> [Written problem]: Every line below is to be copied exactly, with the pictures left out.

•••

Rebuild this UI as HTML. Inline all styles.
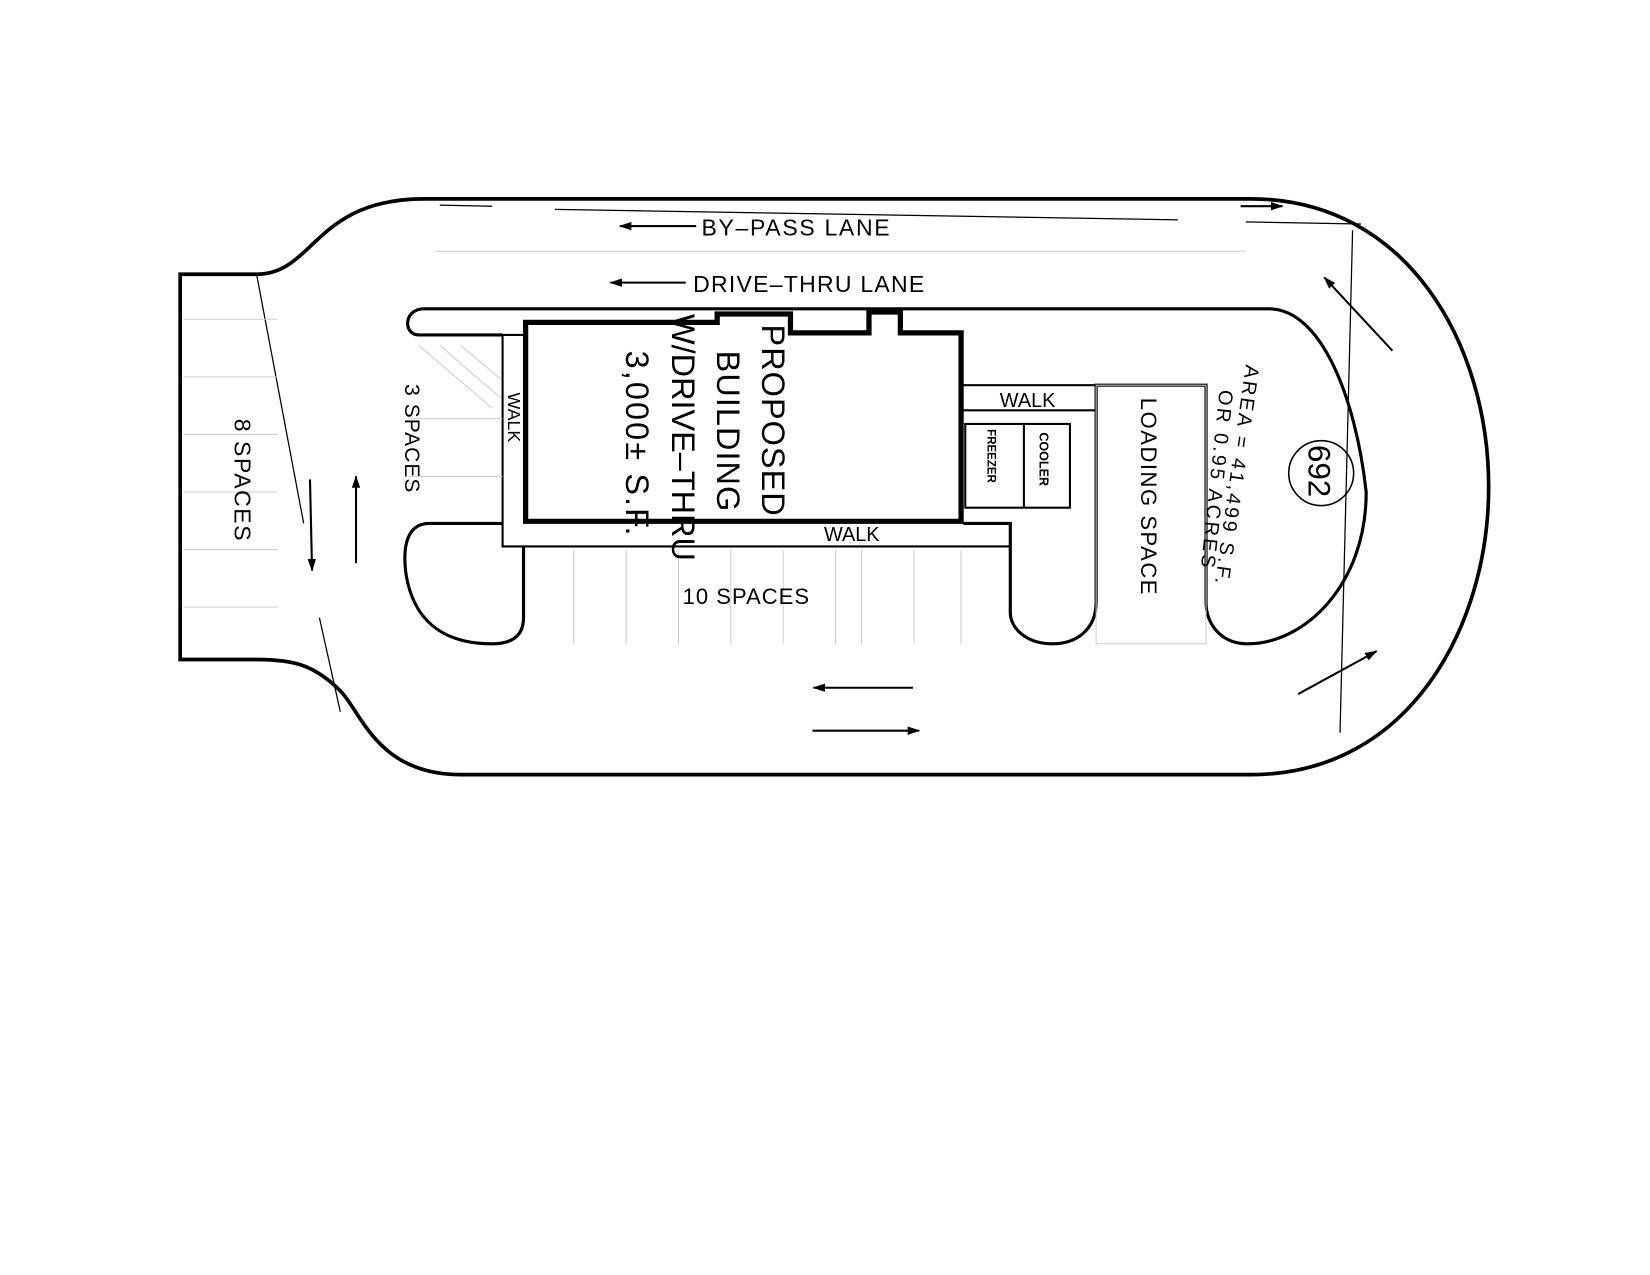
<!DOCTYPE html>
<html><head><meta charset="utf-8"><style>
html,body{margin:0;padding:0;background:#fff;}
svg{display:block;}
text{font-family:"Liberation Sans",sans-serif;fill:#000;}
</style></head><body>
<svg width="1650" height="1275" viewBox="0 0 1576 1218" xmlns="http://www.w3.org/2000/svg">
<defs>
<marker id="ah" markerWidth="12" markerHeight="8" refX="11" refY="4" orient="auto" markerUnits="userSpaceOnUse">
<path d="M0,0 L12,4 L0,8 Z" fill="#000"/></marker>
</defs>
<g fill="none" stroke="#000">
<path stroke-width="3.5" d="M172,262 L245,262 C300,262 300,190 405,190 L1195,190 C1345,190 1422,330 1422,465 C1422,600 1345,740 1195,740 L440,740 C360,740 345,680 325,660 C300,635 280,630 245,630 L172,630 Z"/>
<path stroke-width="3" d="M480,320 L400,320 C385,320 385,295 405,295 L1212,295 C1262,295 1295,380 1305,470 C1305,560 1245,615 1192,615 C1165,615 1152,595 1152,575 L1152,368 L1047,368 L1047,575 C1047,600 1030,615 1005,615 C980,615 965,600 965,585 L965,500 L920,500"/>
<path stroke-width="2" d="M500,320 L480,320 L480,522 L965,522"/>
<path stroke-width="2" d="M918,368 L1047,368 M918,392 L1047,392"/>
<rect x="922" y="405" width="100" height="80" stroke-width="2"/>
<line x1="978" y1="405" x2="978" y2="485" stroke-width="2"/>
<path stroke-width="3" d="M480,500 L410,500 C385,500 385,530 388,550 C395,590 420,615 470,615 C492,615 500,605 500,590 L500,522"/>
<path stroke-width="5" d="M502,308 L685,308 L685,300 L755,300 L755,318 L830,318 L830,298 L860,298 L860,318 L918,318 L918,498 L502,498 Z"/>
<g stroke-width="1.2">
<line x1="245" y1="262" x2="290" y2="500"/>
<line x1="305" y1="590" x2="325" y2="680"/>
<line x1="1292" y1="220" x2="1280" y2="700"/>
<line x1="420" y1="196" x2="470" y2="197"/>
<line x1="530" y1="200" x2="1125" y2="210"/>
<line x1="1190" y1="212" x2="1300" y2="214"/>
</g>
<g stroke="#ccc" stroke-width="1">
<line x1="415" y1="240" x2="1190" y2="240"/>
<line x1="175" y1="305" x2="265" y2="305"/><line x1="175" y1="360" x2="265" y2="360"/>
<line x1="175" y1="415" x2="265" y2="415"/><line x1="175" y1="470" x2="265" y2="470"/>
<line x1="175" y1="525" x2="265" y2="525"/><line x1="175" y1="580" x2="265" y2="580"/>
<line x1="390" y1="400" x2="480" y2="400"/><line x1="390" y1="455" x2="480" y2="455"/>
<line x1="548" y1="525" x2="548" y2="615"/><line x1="598" y1="525" x2="598" y2="615"/>
<line x1="648" y1="525" x2="648" y2="615"/><line x1="698" y1="525" x2="698" y2="615"/>
<line x1="748" y1="525" x2="748" y2="615"/><line x1="798" y1="525" x2="798" y2="615"/>
<line x1="823" y1="525" x2="823" y2="615"/><line x1="873" y1="525" x2="873" y2="615"/>
<line x1="918" y1="525" x2="918" y2="615"/>
<rect x="1047" y="368" width="105" height="247"/>
<line x1="400" y1="330" x2="470" y2="390"/><line x1="420" y1="330" x2="478" y2="380"/><line x1="440" y1="330" x2="478" y2="362"/>
</g>
<g stroke-width="2" marker-end="url(#ah)">
<line x1="665" y1="216" x2="592" y2="216"/>
<line x1="655" y1="270" x2="583" y2="270"/>
<line x1="296" y1="458" x2="298" y2="545"/>
<line x1="340" y1="538" x2="340" y2="455"/>
<line x1="872" y1="657" x2="777" y2="657"/>
<line x1="776" y1="698" x2="878" y2="698"/>
<line x1="1330" y1="335" x2="1265" y2="265"/>
<line x1="1240" y1="663" x2="1315" y2="622"/>
<line x1="1185" y1="197" x2="1225" y2="197"/>
</g>
<circle cx="1262" cy="452" r="31" stroke-width="1.5"/>
</g>
<text x="670" y="225" font-size="22" letter-spacing="1.6">BY–PASS LANE</text>
<text x="662" y="279" font-size="22" letter-spacing="1.2">DRIVE–THRU LANE</text>
<text x="955" y="389" font-size="19">WALK</text>
<text x="787" y="517" font-size="19">WALK</text>
<text x="652" y="577" font-size="21" letter-spacing="1">10 SPACES</text>
<text transform="translate(224,400) rotate(90)" font-size="22" letter-spacing="1.5">8 SPACES</text>
<text transform="translate(387,367) rotate(90)" font-size="20" letter-spacing="1">3 SPACES</text>
<text transform="translate(485,375) rotate(90)" font-size="17">WALK</text>
<text transform="translate(728,310) rotate(90)" font-size="31" letter-spacing="1">PROPOSED</text>
<text transform="translate(685,335) rotate(90)" font-size="31" letter-spacing="1">BUILDING</text>
<text transform="translate(642,300) rotate(90)" font-size="31">W/DRIVE–THRU</text>
<text transform="translate(598,335) rotate(90)" font-size="31" letter-spacing="2">3,000± S.F.</text>
<text transform="translate(943,410) rotate(90)" font-size="11" font-weight="bold">FREEZER</text>
<text transform="translate(993,413) rotate(90)" font-size="12" font-weight="bold">COOLER</text>
<text transform="translate(1090,380) rotate(90)" font-size="21" letter-spacing="1.5">LOADING SPACE</text>
<text transform="translate(1190,348) rotate(98)" font-size="19" letter-spacing="2.5">AREA = 41,499 S.F.</text>
<text transform="translate(1165,372) rotate(96)" font-size="19" letter-spacing="2.5">OR 0.95 ACRES</text>
<text transform="translate(1250,425) rotate(90)" font-size="30">692</text>
</svg>
</body></html>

•••

> [Task result]:
Rebuild this UI as HTML. Inline all styles.
<!DOCTYPE html>
<html><head><meta charset="utf-8"><style>
html,body{margin:0;padding:0;background:#fff;}
svg{display:block;}
text{font-family:"Liberation Sans",sans-serif;fill:#000;}
</style></head><body>
<svg width="1650" height="1275" viewBox="0 0 1576 1218" xmlns="http://www.w3.org/2000/svg">
<defs>
<marker id="ah" markerWidth="12" markerHeight="8" refX="11" refY="4" orient="auto" markerUnits="userSpaceOnUse">
<path d="M0,0 L12,4 L0,8 Z" fill="#000"/></marker>
</defs>
<g fill="none" stroke="#000">
<path stroke-width="3.5" d="M172,262 L245,262 C300,262 300,190 405,190 L1195,190 C1345,190 1422,330 1422,465 C1422,600 1345,740 1195,740 L440,740 C360,740 345,680 325,660 C300,635 280,630 245,630 L172,630 Z"/>
<path stroke-width="3" d="M480,320 L400,320 C385,320 385,295 405,295 L1212,295 C1262,295 1295,380 1305,470 C1305,560 1245,615 1192,615 C1165,615 1152,595 1152,575 L1152,368 L1047,368 L1047,575 C1047,600 1030,615 1005,615 C980,615 965,600 965,585 L965,500 L920,500"/>
<path stroke-width="2" d="M500,320 L480,320 L480,522 L965,522"/>
<path stroke-width="2" d="M918,368 L1047,368 M918,392 L1047,392"/>
<rect x="922" y="405" width="100" height="80" stroke-width="2"/>
<line x1="978" y1="405" x2="978" y2="485" stroke-width="2"/>
<path stroke-width="3" d="M480,500 L410,500 C385,500 385,530 388,550 C395,590 420,615 470,615 C492,615 500,605 500,590 L500,522"/>
<path stroke-width="5" d="M502,308 L685,308 L685,300 L755,300 L755,318 L830,318 L830,298 L860,298 L860,318 L918,318 L918,498 L502,498 Z"/>
<g stroke-width="1.2">
<line x1="245" y1="262" x2="290" y2="500"/>
<line x1="305" y1="590" x2="325" y2="680"/>
<line x1="1292" y1="220" x2="1280" y2="700"/>
<line x1="420" y1="196" x2="470" y2="197"/>
<line x1="530" y1="200" x2="1125" y2="210"/>
<line x1="1190" y1="212" x2="1300" y2="214"/>
</g>
<g stroke="#ccc" stroke-width="1">
<line x1="415" y1="240" x2="1190" y2="240"/>
<line x1="175" y1="305" x2="265" y2="305"/><line x1="175" y1="360" x2="265" y2="360"/>
<line x1="175" y1="415" x2="265" y2="415"/><line x1="175" y1="470" x2="265" y2="470"/>
<line x1="175" y1="525" x2="265" y2="525"/><line x1="175" y1="580" x2="265" y2="580"/>
<line x1="390" y1="400" x2="480" y2="400"/><line x1="390" y1="455" x2="480" y2="455"/>
<line x1="548" y1="525" x2="548" y2="615"/><line x1="598" y1="525" x2="598" y2="615"/>
<line x1="648" y1="525" x2="648" y2="615"/><line x1="698" y1="525" x2="698" y2="615"/>
<line x1="748" y1="525" x2="748" y2="615"/><line x1="798" y1="525" x2="798" y2="615"/>
<line x1="823" y1="525" x2="823" y2="615"/><line x1="873" y1="525" x2="873" y2="615"/>
<line x1="918" y1="525" x2="918" y2="615"/>
<rect x="1047" y="368" width="105" height="247"/>
<line x1="400" y1="330" x2="470" y2="390"/><line x1="420" y1="330" x2="478" y2="380"/><line x1="440" y1="330" x2="478" y2="362"/>
</g>
<g stroke-width="2" marker-end="url(#ah)">
<line x1="665" y1="216" x2="592" y2="216"/>
<line x1="655" y1="270" x2="583" y2="270"/>
<line x1="296" y1="458" x2="298" y2="545"/>
<line x1="340" y1="538" x2="340" y2="455"/>
<line x1="872" y1="657" x2="777" y2="657"/>
<line x1="776" y1="698" x2="878" y2="698"/>
<line x1="1330" y1="335" x2="1265" y2="265"/>
<line x1="1240" y1="663" x2="1315" y2="622"/>
<line x1="1185" y1="197" x2="1225" y2="197"/>
</g>
<circle cx="1262" cy="452" r="31" stroke-width="1.5"/>
</g>
<text x="670" y="225" font-size="22" letter-spacing="1.6">BY–PASS LANE</text>
<text x="662" y="279" font-size="22" letter-spacing="1.2">DRIVE–THRU LANE</text>
<text x="955" y="389" font-size="19">WALK</text>
<text x="787" y="517" font-size="19">WALK</text>
<text x="652" y="577" font-size="21" letter-spacing="1">10 SPACES</text>
<text transform="translate(224,400) rotate(90)" font-size="22" letter-spacing="1.5">8 SPACES</text>
<text transform="translate(387,367) rotate(90)" font-size="20" letter-spacing="1">3 SPACES</text>
<text transform="translate(485,375) rotate(90)" font-size="17">WALK</text>
<text transform="translate(728,310) rotate(90)" font-size="31" letter-spacing="1">PROPOSED</text>
<text transform="translate(685,335) rotate(90)" font-size="31" letter-spacing="1">BUILDING</text>
<text transform="translate(642,300) rotate(90)" font-size="31">W/DRIVE–THRU</text>
<text transform="translate(598,335) rotate(90)" font-size="31" letter-spacing="2">3,000± S.F.</text>
<text transform="translate(943,410) rotate(90)" font-size="11" font-weight="bold">FREEZER</text>
<text transform="translate(993,413) rotate(90)" font-size="12" font-weight="bold">COOLER</text>
<text transform="translate(1090,380) rotate(90)" font-size="21" letter-spacing="1.5">LOADING SPACE</text>
<text transform="translate(1190,348) rotate(98)" font-size="19" letter-spacing="2.5">AREA = 41,499 S.F.</text>
<text transform="translate(1165,372) rotate(96)" font-size="19" letter-spacing="2.5">OR 0.95 ACRES</text>
<text transform="translate(1250,425) rotate(90)" font-size="30">692</text>
</svg>
</body></html>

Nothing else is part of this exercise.